Under this approach, the student is required to hand in a piece of written work on the basis of an assignment or a case study. Possible formats are: a paper on a specific course topic, a case study report, a report on a practical assignment, etc. Written assignments allow the lecturer or assistant to assess the content-related competencies as well as the writing skills of the student. The student may also be given an opportunity to defend the written assignment orally as part of the final assessment.
Using this approach, the student assembles a portfolio as proof of his or her learning process. Possible items for inclusion in a portfolio are: papers, presentations, solutions to exercises, self-assessments, laboratory reports etc. The student may also be given an opportunity to defend the portfolio orally as part of the final assessment.
This is a type of examination (with or without written preparation) where students either assume a role or are assigned one in a debate on an issue related to the subject matter. The students should put forward arguments for and against, and they are expected to engage in a debate with one another. The lecturer or assistant assesses both knowledge and skills displayed.
The student is required to give an oral presentation of an assignment carried out or a case studied. Presentations allow the lecturer or assistant to assess the student’s content-related competencies as well as his or her oral communication skills.
Placement may be evaluated in different ways.
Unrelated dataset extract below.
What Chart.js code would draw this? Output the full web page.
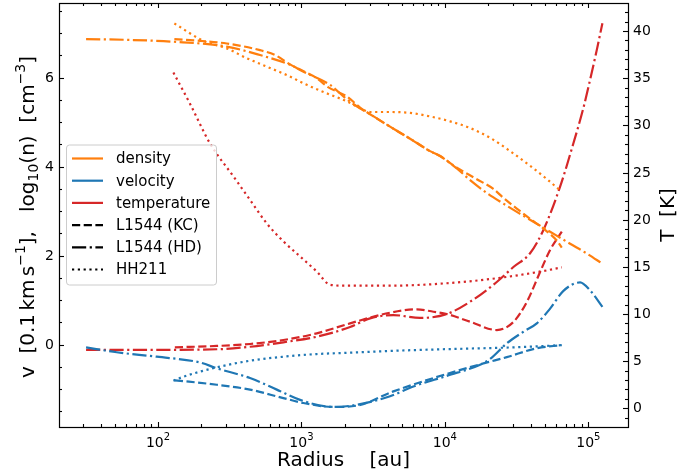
<!DOCTYPE html>
<html>
<head>
<meta charset="utf-8">
<script src="https://cdn.jsdelivr.net/npm/chart.js@4"></script>
<style>
html,body{margin:0;padding:0;background:#fff;}
#c{display:block;}
</style>
</head>
<body>
<canvas id="c" width="697" height="475"></canvas>
<script>
// ---------------- DATA ----------------
// L1544 (KC)
const rKCdens = [130,196,301,514,655,833,1026,1279,1532,2070,2563,3009,4148,5719,7885,9259,12106,16692,21785,25586,31723,39280,48640,60300,65330];
const nKC     = [6.87,6.83,6.77,6.62,6.51,6.30,6.15,5.99,5.79,5.58,5.33,5.18,4.90,4.63,4.35,4.24,3.98,3.72,3.50,3.30,3.06,2.83,2.61,2.34,2.18];
const rKCtemp = [131,257,438,748,1279,2183,4148,6368,8312,10310,14990,23000,30040,37250,46120,54150,65330];
const tKC     = [6.47,6.61,6.82,7.24,7.95,9.01,10.14,10.50,10.24,10.0,9.18,8.30,9.15,11.27,14.46,16.79,18.73];
const rKCvel  = [131,257,438,748,1030,1670,2431,4374,8312,18560,27020,43740,65330];
const vKC     = [-0.80,-0.90,-1.01,-1.20,-1.31,-1.40,-1.37,-1.05,-0.75,-0.42,-0.28,-0.08,-0.01];

// L1544 (HD)
const rHDdens = [31.5,63.8,127,301,514,833,1026,1582,2047,2563,3009,4148,5719,7885,9259,12106,14991,19600,25586,33450,43740,54150,74660,97610,125400];
const nHD     = [6.87,6.85,6.81,6.70,6.51,6.29,6.14,5.84,5.53,5.31,5.18,4.90,4.63,4.35,4.24,3.96,3.70,3.41,3.17,2.94,2.72,2.54,2.27,2.05,1.82];
const rHDtemp = [31.5,88,257,438,748,1279,2183,3009,4374,6714,10310,14990,23000,30040,39280,48640,63580,78730,92440,102900,114600,125400];
const tHD     = [6.2,6.2,6.26,6.53,7.0,7.59,8.62,9.54,9.89,9.58,10.0,11.3,13.39,14.98,16.44,18.91,23.5,28.1,31.85,34.83,38.0,40.83];
const rHDvel  = [31.5,51.5,98,196,257,438,673,978,1670,2431,4148,6030,10310,17600,20670,27020,35270,43740,54150,67060,87670,102900,125400];
const vHD     = [-0.06,-0.17,-0.27,-0.40,-0.53,-0.75,-1.01,-1.24,-1.40,-1.35,-1.16,-0.94,-0.70,-0.45,-0.32,0.03,0.29,0.48,0.81,1.21,1.40,1.22,0.85];

// HH211
const rHHdens = [130,207,301,415,573,790,1090,1500,2070,2700,3009,4148,5719,7885,10870,14990,20670,28500,39280,51500,64000];
const nHH     = [7.22,6.83,6.66,6.44,6.25,6.06,5.84,5.65,5.47,5.28,5.23,5.23,5.21,5.13,5.02,4.87,4.65,4.35,4.02,3.72,3.46];
const rHHtemp = [128,167,230,335,438,573,748,978,1279,1585,2014,4148,10310,23000,46120,65330];
const tHH     = [35.6,32.3,28.1,24.6,22.1,19.6,17.7,16.1,14.5,13.1,13.0,13.0,13.26,13.79,14.49,14.95];
const rHHvel  = [128,150,257,438,748,1279,2183,4148,10310,30040,65330];
const vHH     = [-0.81,-0.72,-0.51,-0.36,-0.27,-0.21,-0.18,-0.14,-0.10,-0.06,-0.01];

// ticks / labels
const xMajorTicks = [1e2,1e3,1e4,1e5];
const xMajorExp   = ['2','3','4','5'];
const yLeftMajor  = [0,2,4,6];
const yLeftLabels = ['0','2','4','6'];
const yRightMajor = [0,5,10,15,20,25,30,35,40];
const yRightLabels= ['0','5','10','15','20','25','30','35','40'];
const legendLabels = ['density','velocity','temperature','L1544 (KC)','L1544 (HD)','HH211'];

// ---------------- STYLE ----------------
const C_DENS = '#ff7f0e', C_VEL = '#1f77b4', C_TEMP = '#d62728';
const LW = 2.2;
const DASH = [8.2,3.5], DASHDOT = [14.2,3.5,2.2,3.5], DOT = [2.2,3.6];
const FONT = '"DejaVu Sans", "Liberation Sans", sans-serif';

function pts(rs, vs){ return rs.map((r,i)=>({x:r, y:vs[i]})); }
function ds(label, rs, vs, color, dash, axis){
  return {label, data: pts(rs, vs), borderColor: color, backgroundColor: color,
    borderWidth: LW, borderDash: dash, pointRadius: 0, showLine: true, fill: false,
    cubicInterpolationMode: 'monotone', yAxisID: axis, borderCapStyle: 'butt'};
}

const datasets = [
  ds('dens KC', rKCdens, nKC, C_DENS, DASH, 'y'),
  ds('dens HD', rHDdens, nHD, C_DENS, DASHDOT, 'y'),
  ds('dens HH', rHHdens, nHH, C_DENS, DOT, 'y'),
  ds('vel KC', rKCvel, vKC, C_VEL, DASH, 'y'),
  ds('vel HD', rHDvel, vHD, C_VEL, DASHDOT, 'y'),
  ds('vel HH', rHHvel, vHH, C_VEL, DOT, 'y'),
  ds('T KC', rKCtemp, tKC, C_TEMP, DASH, 'yT'),
  ds('T HD', rHDtemp, tHD, C_TEMP, DASHDOT, 'yT'),
  ds('T HH', rHHtemp, tHH, C_TEMP, DOT, 'yT'),
];

function drawRich(ctx, segs, size){
  let W = 0;
  const items = segs.map(s=>{
    if (s.gap!==undefined){ W += s.gap; return {gap:s.gap}; }
    const fs = (s.sup||s.sub) ? size*0.7 : size;
    ctx.font = fs + 'px ' + FONT;
    const w = ctx.measureText(s.t).width;
    W += w;
    return {t:s.t, fs, w, dy: s.sup ? -0.45*size : (s.sub ? 0.2*size : 0)};
  });
  let x = -W/2;
  items.forEach(it=>{
    if (it.gap!==undefined){ x += it.gap; return; }
    ctx.font = it.fs + 'px ' + FONT;
    ctx.fillText(it.t, x, it.dy);
    x += it.w;
  });
}

const decor = {
  id: 'decor',
  beforeDraw(chart){
    const ctx = chart.ctx;
    ctx.save(); ctx.fillStyle = '#fff'; ctx.fillRect(0,0,chart.width,chart.height); ctx.restore();
  },
  afterDraw(chart){
    const ctx = chart.ctx, a = chart.chartArea;
    const xs = chart.scales.x, yl = chart.scales.y, yr = chart.scales.yT;
    ctx.save();
    ctx.strokeStyle = '#000'; ctx.fillStyle = '#000'; ctx.lineWidth = 1.1;
    const MAJ = 5, MIN = 3;
    const xTick = (v, len)=>{
      const p = Math.round(xs.getPixelForValue(v))+0.5;
      if (p < a.left || p > a.right) return;
      ctx.beginPath();
      ctx.moveTo(p, a.bottom); ctx.lineTo(p, a.bottom-len);
      ctx.moveTo(p, a.top); ctx.lineTo(p, a.top+len);
      ctx.stroke();
    };
    for (let e=1; e<=5; e++){
      for (let k=2; k<=9; k++){ const v = k*Math.pow(10,e); if (v>=xs.min && v<=xs.max) xTick(v, MIN); }
    }
    xMajorTicks.forEach(v=>xTick(v, MAJ));
    const ylTick = (v,len)=>{
      const p = Math.round(yl.getPixelForValue(v))+0.5;
      if (p < a.top || p > a.bottom) return;
      ctx.beginPath(); ctx.moveTo(a.left, p); ctx.lineTo(a.left+len, p); ctx.stroke();
    };
    for (let v=-1.5; v<=7.5; v+=0.5){ if (Math.abs(v%2)>1e-9) ylTick(v, MIN); }
    yLeftMajor.forEach(v=>ylTick(v, MAJ));
    const yrTick = (v,len)=>{
      const p = Math.round(yr.getPixelForValue(v))+0.5;
      if (p < a.top || p > a.bottom) return;
      ctx.beginPath(); ctx.moveTo(a.right, p); ctx.lineTo(a.right-len, p); ctx.stroke();
    };
    for (let v=-1; v<=42; v++){ if (v%5!==0) yrTick(v, MIN); }
    yRightMajor.forEach(v=>yrTick(v, MAJ));
    ctx.lineWidth = 1.2;
    ctx.strokeRect(a.left+0.5, a.top+0.5, a.right-a.left, a.bottom-a.top);

    // tick labels
    ctx.textBaseline = 'alphabetic';
    xMajorTicks.forEach((v,i)=>{
      const p = xs.getPixelForValue(v);
      ctx.font = '14px ' + FONT; const w1 = ctx.measureText('10').width;
      ctx.font = '10px ' + FONT; const w2 = ctx.measureText(xMajorExp[i]).width;
      const sx = p - (w1+w2)/2;
      ctx.textAlign = 'left';
      ctx.font = '14px ' + FONT; ctx.fillText('10', sx, 447);
      ctx.font = '10px ' + FONT; ctx.fillText(xMajorExp[i], sx+w1, 440);
    });
    ctx.font = '14px ' + FONT; ctx.textBaseline = 'middle';
    ctx.textAlign = 'right';
    yLeftMajor.forEach((v,i)=>{ ctx.fillText(yLeftLabels[i], a.left-5, yl.getPixelForValue(v)+0.5); });
    ctx.textAlign = 'left';
    yRightMajor.forEach((v,i)=>{ ctx.fillText(yRightLabels[i], a.right+5, yr.getPixelForValue(v)+0.5); });

    // axis titles
    ctx.textBaseline = 'alphabetic';
    ctx.textAlign = 'center';
    ctx.font = '20px ' + FONT;
    ctx.fillText('Radius    [au]', (a.left+a.right)/2, 466);
    ctx.save();
    ctx.translate(674, (a.top+a.bottom)/2);
    ctx.rotate(-Math.PI/2);
    ctx.textAlign = 'center';
    ctx.fillText('T  [K]', 0, 0);
    ctx.restore();
    ctx.save();
    ctx.translate(33.5, (a.top+a.bottom)/2 + 2);
    ctx.rotate(-Math.PI/2);
    ctx.textAlign = 'left';
    drawRich(ctx, [
      {t:'v  [0.1'},{gap:3.3},{t:'km'},{gap:3.3},{t:'s'},{t:'\u22121',sup:true},
      {t:'],   log'},{t:'10',sub:true},{t:'(n)  [cm'},{t:'\u22123',sup:true},{t:']'}
    ], 20);
    ctx.restore();

    // legend
    const L = 66.5, T = 145, R = 216.5, B = 285, rad = 3;
    ctx.beginPath();
    ctx.moveTo(L+rad, T); ctx.lineTo(R-rad, T); ctx.arcTo(R, T, R, T+rad, rad);
    ctx.lineTo(R, B-rad); ctx.arcTo(R, B, R-rad, B, rad);
    ctx.lineTo(L+rad, B); ctx.arcTo(L, B, L, B-rad, rad);
    ctx.lineTo(L, T+rad); ctx.arcTo(L, T, L+rad, T, rad);
    ctx.closePath();
    ctx.fillStyle = 'rgba(255,255,255,0.8)'; ctx.fill();
    ctx.strokeStyle = '#cccccc'; ctx.lineWidth = 1; ctx.stroke();
    const legColors = [C_DENS, C_VEL, C_TEMP, '#000', '#000', '#000'];
    const legDash = [[],[],[],DASH,DASHDOT,DOT];
    ctx.font = '15px ' + FONT; ctx.textAlign = 'left'; ctx.textBaseline = 'middle';
    legendLabels.forEach((lab,i)=>{
      const y = 158.5 + i*22.2;
      ctx.save();
      ctx.strokeStyle = legColors[i]; ctx.lineWidth = LW; ctx.setLineDash(legDash[i]); ctx.lineCap = 'butt';
      ctx.beginPath(); ctx.moveTo(72, y); ctx.lineTo(103, y); ctx.stroke();
      ctx.restore();
      ctx.fillStyle = '#000';
      ctx.fillText(lab, 116, y+1);
    });
    ctx.restore();
  }
};

new Chart(document.getElementById('c'), {
  type: 'scatter',
  data: { datasets },
  options: {
    responsive: false, animation: false, devicePixelRatio: 1,
    layout: { padding: { left: 59, right: 69, top: 3, bottom: 48 } },
    scales: {
      x: { type: 'logarithmic', min: 20.4, max: 189100, display: false },
      y: { type: 'linear', min: -1.85, max: 7.68, display: false },
      yT: { type: 'linear', position: 'right', min: -1.98, max: 42.97, display: false }
    },
    plugins: { legend: { display: false }, tooltip: { enabled: false } },
    elements: { line: { tension: 0 } }
  },
  plugins: [decor]
});
</script>
</body>
</html>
The lecturer may base his or her evaluation (in part) on an experiential or reflective report (possibly as part of a portfolio) or on a paper or report relating to a topic from the placement. In addition, the mentor from the professional environment may participate in the assessment of the student, e.g. by evaluating his or her practical performance on the basis of an assessment form containing specific evaluation criteria. Placement assessment usually implies that students who fail are unable to retake the examination (see the Teaching and Examination Regulations for specific stipulations).